▸ **Instruction**
Consider the records below. How many of their lines include the word "this"? State the number and nothing else.

▸ **Provided records**
::::
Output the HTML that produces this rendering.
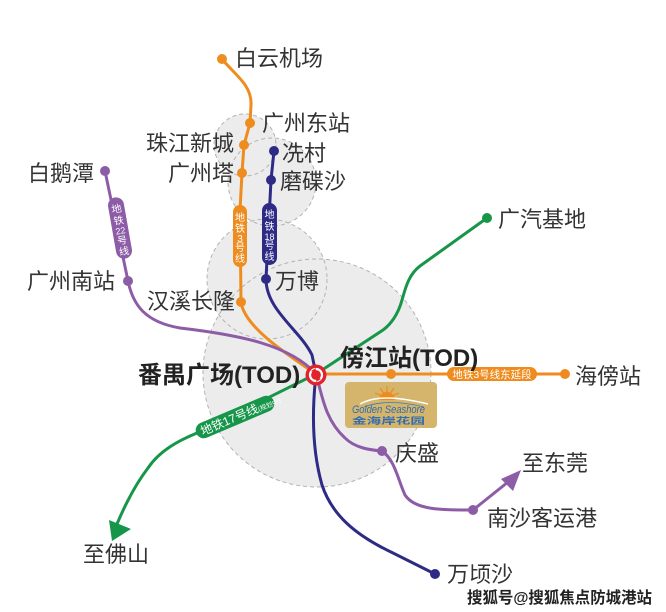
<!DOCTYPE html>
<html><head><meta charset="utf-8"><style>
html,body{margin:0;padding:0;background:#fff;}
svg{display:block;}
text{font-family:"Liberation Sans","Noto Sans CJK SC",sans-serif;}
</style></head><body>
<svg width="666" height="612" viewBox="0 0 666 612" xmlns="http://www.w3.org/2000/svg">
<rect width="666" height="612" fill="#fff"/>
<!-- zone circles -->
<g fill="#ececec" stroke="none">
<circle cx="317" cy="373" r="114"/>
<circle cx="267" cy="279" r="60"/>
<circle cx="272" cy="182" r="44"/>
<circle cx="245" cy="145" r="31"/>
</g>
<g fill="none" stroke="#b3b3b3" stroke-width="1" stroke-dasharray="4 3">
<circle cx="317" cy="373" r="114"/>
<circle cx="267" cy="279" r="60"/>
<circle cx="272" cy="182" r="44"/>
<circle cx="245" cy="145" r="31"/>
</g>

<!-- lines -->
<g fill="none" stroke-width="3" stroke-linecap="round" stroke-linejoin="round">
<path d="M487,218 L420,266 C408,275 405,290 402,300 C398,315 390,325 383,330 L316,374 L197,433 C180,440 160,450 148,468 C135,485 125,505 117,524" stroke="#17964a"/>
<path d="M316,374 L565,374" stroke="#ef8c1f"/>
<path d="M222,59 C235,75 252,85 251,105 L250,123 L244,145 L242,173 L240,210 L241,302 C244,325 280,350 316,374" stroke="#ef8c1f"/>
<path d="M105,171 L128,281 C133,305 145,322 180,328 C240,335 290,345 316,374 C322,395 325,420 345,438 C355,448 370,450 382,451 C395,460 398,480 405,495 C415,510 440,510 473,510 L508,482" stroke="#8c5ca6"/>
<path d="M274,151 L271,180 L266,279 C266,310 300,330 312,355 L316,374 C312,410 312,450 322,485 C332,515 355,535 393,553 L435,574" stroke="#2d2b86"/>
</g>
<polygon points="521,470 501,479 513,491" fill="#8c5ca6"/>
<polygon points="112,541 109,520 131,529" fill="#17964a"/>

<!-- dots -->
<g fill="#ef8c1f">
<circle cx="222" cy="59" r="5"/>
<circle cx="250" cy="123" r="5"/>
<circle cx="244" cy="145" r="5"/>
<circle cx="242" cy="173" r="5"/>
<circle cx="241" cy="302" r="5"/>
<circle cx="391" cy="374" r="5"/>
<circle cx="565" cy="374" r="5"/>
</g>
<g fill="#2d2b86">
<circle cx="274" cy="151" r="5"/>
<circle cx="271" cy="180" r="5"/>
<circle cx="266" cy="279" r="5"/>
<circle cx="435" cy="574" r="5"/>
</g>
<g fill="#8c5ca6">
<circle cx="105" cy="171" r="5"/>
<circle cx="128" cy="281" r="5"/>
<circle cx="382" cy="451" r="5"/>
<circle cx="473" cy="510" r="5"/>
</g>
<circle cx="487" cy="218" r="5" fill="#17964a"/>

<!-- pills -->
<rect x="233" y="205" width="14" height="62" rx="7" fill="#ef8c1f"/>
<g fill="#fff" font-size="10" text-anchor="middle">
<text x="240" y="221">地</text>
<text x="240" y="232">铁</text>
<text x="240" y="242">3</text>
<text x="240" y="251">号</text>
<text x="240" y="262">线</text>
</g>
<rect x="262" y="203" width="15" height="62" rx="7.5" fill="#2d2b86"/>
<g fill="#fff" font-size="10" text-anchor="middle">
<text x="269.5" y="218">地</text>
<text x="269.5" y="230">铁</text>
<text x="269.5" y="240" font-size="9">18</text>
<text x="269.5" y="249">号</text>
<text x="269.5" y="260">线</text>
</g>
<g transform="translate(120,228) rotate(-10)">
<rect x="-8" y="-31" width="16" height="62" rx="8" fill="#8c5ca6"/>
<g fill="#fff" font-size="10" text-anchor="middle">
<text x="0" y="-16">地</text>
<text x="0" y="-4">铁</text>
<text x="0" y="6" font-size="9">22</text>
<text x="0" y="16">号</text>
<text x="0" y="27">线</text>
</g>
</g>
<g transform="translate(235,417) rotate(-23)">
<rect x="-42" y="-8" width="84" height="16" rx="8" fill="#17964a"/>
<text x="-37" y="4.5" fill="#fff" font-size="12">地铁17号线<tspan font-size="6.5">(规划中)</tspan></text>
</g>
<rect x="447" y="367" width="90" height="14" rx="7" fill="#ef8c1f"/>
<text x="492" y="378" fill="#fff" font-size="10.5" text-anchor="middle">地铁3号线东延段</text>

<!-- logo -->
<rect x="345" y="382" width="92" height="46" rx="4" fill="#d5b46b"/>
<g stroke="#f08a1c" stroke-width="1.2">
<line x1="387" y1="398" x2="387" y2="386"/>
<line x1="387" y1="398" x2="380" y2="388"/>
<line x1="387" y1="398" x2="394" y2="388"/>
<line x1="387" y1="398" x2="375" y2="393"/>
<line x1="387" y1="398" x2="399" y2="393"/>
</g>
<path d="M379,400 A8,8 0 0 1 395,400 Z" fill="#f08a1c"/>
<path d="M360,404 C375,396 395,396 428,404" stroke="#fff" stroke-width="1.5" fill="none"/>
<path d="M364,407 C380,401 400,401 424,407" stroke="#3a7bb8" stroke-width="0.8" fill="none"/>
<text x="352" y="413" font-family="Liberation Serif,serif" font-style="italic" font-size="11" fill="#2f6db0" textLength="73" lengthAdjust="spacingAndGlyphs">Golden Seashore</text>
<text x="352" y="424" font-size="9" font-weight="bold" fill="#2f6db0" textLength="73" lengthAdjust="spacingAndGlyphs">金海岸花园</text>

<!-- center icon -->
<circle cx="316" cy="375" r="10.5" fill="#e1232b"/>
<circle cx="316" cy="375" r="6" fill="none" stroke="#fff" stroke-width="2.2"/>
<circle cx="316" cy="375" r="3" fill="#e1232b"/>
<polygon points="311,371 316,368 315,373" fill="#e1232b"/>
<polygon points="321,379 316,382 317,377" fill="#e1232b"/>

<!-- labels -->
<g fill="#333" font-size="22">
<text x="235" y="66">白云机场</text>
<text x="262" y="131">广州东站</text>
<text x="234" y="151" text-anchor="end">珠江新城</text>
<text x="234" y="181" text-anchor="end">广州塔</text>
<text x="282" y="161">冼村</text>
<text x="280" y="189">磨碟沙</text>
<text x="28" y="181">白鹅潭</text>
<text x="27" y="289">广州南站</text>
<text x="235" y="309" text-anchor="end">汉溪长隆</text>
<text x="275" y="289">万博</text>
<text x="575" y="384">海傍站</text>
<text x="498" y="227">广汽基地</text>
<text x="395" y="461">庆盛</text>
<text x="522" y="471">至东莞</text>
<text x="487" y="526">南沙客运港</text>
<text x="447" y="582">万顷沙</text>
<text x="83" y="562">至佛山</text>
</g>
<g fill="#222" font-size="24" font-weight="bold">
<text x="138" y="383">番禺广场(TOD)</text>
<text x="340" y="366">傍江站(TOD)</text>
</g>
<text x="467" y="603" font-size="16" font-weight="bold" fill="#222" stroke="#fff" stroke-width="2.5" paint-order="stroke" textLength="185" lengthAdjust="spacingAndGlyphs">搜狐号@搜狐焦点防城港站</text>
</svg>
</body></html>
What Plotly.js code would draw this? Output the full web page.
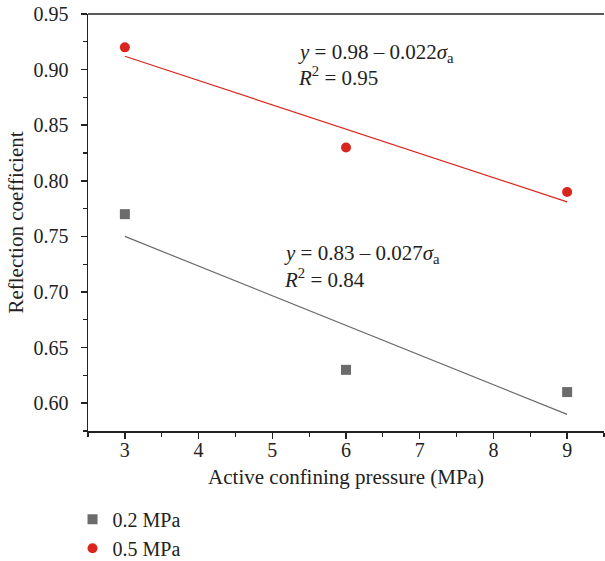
::::
▸ **The completed task**
2